** begin RECORDED DATA **
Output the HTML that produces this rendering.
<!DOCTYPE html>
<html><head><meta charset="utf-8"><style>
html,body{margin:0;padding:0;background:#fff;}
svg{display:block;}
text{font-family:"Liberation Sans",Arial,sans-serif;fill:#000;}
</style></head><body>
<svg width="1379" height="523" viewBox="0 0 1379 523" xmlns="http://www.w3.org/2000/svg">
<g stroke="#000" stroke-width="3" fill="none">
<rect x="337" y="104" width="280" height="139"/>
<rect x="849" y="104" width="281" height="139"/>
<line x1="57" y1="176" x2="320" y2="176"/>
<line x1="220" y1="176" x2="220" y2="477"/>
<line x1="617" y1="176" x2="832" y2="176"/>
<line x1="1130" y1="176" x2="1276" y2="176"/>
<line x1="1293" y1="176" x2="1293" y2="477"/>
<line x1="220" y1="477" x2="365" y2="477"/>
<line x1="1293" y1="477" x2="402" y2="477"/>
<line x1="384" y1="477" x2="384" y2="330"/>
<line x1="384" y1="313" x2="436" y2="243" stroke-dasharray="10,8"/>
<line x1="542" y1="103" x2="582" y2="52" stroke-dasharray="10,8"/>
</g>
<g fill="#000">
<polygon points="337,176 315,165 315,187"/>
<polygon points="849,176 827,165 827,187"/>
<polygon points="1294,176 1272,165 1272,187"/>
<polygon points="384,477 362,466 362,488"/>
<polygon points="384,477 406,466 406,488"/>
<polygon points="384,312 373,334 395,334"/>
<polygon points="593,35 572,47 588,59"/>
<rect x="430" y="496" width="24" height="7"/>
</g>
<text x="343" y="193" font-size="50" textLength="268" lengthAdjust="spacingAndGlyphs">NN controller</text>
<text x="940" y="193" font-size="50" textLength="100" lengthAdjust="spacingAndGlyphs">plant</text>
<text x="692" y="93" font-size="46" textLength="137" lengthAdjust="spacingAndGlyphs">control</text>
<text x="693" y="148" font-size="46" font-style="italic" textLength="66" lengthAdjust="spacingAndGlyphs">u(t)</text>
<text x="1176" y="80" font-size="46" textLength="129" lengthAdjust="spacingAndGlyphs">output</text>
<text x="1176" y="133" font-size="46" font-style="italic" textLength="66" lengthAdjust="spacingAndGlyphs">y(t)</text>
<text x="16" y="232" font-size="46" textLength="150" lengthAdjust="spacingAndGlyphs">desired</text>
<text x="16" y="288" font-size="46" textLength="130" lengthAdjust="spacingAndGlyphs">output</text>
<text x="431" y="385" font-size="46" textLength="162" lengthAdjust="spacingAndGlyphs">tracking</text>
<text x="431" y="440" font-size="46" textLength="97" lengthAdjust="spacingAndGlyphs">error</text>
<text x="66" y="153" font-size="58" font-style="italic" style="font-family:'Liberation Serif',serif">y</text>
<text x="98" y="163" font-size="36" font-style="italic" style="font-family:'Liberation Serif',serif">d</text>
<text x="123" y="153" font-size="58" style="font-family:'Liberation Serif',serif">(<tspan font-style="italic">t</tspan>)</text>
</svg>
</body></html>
** end RECORDED DATA **
▶ **SHORT PROBLEM**
Quote the data above in full, changing nothing.

▶ **TASK ANSWER**
Output the HTML that produces this rendering.
<!DOCTYPE html>
<html><head><meta charset="utf-8"><style>
html,body{margin:0;padding:0;background:#fff;}
svg{display:block;}
text{font-family:"Liberation Sans",Arial,sans-serif;fill:#000;}
</style></head><body>
<svg width="1379" height="523" viewBox="0 0 1379 523" xmlns="http://www.w3.org/2000/svg">
<g stroke="#000" stroke-width="3" fill="none">
<rect x="337" y="104" width="280" height="139"/>
<rect x="849" y="104" width="281" height="139"/>
<line x1="57" y1="176" x2="320" y2="176"/>
<line x1="220" y1="176" x2="220" y2="477"/>
<line x1="617" y1="176" x2="832" y2="176"/>
<line x1="1130" y1="176" x2="1276" y2="176"/>
<line x1="1293" y1="176" x2="1293" y2="477"/>
<line x1="220" y1="477" x2="365" y2="477"/>
<line x1="1293" y1="477" x2="402" y2="477"/>
<line x1="384" y1="477" x2="384" y2="330"/>
<line x1="384" y1="313" x2="436" y2="243" stroke-dasharray="10,8"/>
<line x1="542" y1="103" x2="582" y2="52" stroke-dasharray="10,8"/>
</g>
<g fill="#000">
<polygon points="337,176 315,165 315,187"/>
<polygon points="849,176 827,165 827,187"/>
<polygon points="1294,176 1272,165 1272,187"/>
<polygon points="384,477 362,466 362,488"/>
<polygon points="384,477 406,466 406,488"/>
<polygon points="384,312 373,334 395,334"/>
<polygon points="593,35 572,47 588,59"/>
<rect x="430" y="496" width="24" height="7"/>
</g>
<text x="343" y="193" font-size="50" textLength="268" lengthAdjust="spacingAndGlyphs">NN controller</text>
<text x="940" y="193" font-size="50" textLength="100" lengthAdjust="spacingAndGlyphs">plant</text>
<text x="692" y="93" font-size="46" textLength="137" lengthAdjust="spacingAndGlyphs">control</text>
<text x="693" y="148" font-size="46" font-style="italic" textLength="66" lengthAdjust="spacingAndGlyphs">u(t)</text>
<text x="1176" y="80" font-size="46" textLength="129" lengthAdjust="spacingAndGlyphs">output</text>
<text x="1176" y="133" font-size="46" font-style="italic" textLength="66" lengthAdjust="spacingAndGlyphs">y(t)</text>
<text x="16" y="232" font-size="46" textLength="150" lengthAdjust="spacingAndGlyphs">desired</text>
<text x="16" y="288" font-size="46" textLength="130" lengthAdjust="spacingAndGlyphs">output</text>
<text x="431" y="385" font-size="46" textLength="162" lengthAdjust="spacingAndGlyphs">tracking</text>
<text x="431" y="440" font-size="46" textLength="97" lengthAdjust="spacingAndGlyphs">error</text>
<text x="66" y="153" font-size="58" font-style="italic" style="font-family:'Liberation Serif',serif">y</text>
<text x="98" y="163" font-size="36" font-style="italic" style="font-family:'Liberation Serif',serif">d</text>
<text x="123" y="153" font-size="58" style="font-family:'Liberation Serif',serif">(<tspan font-style="italic">t</tspan>)</text>
</svg>
</body></html>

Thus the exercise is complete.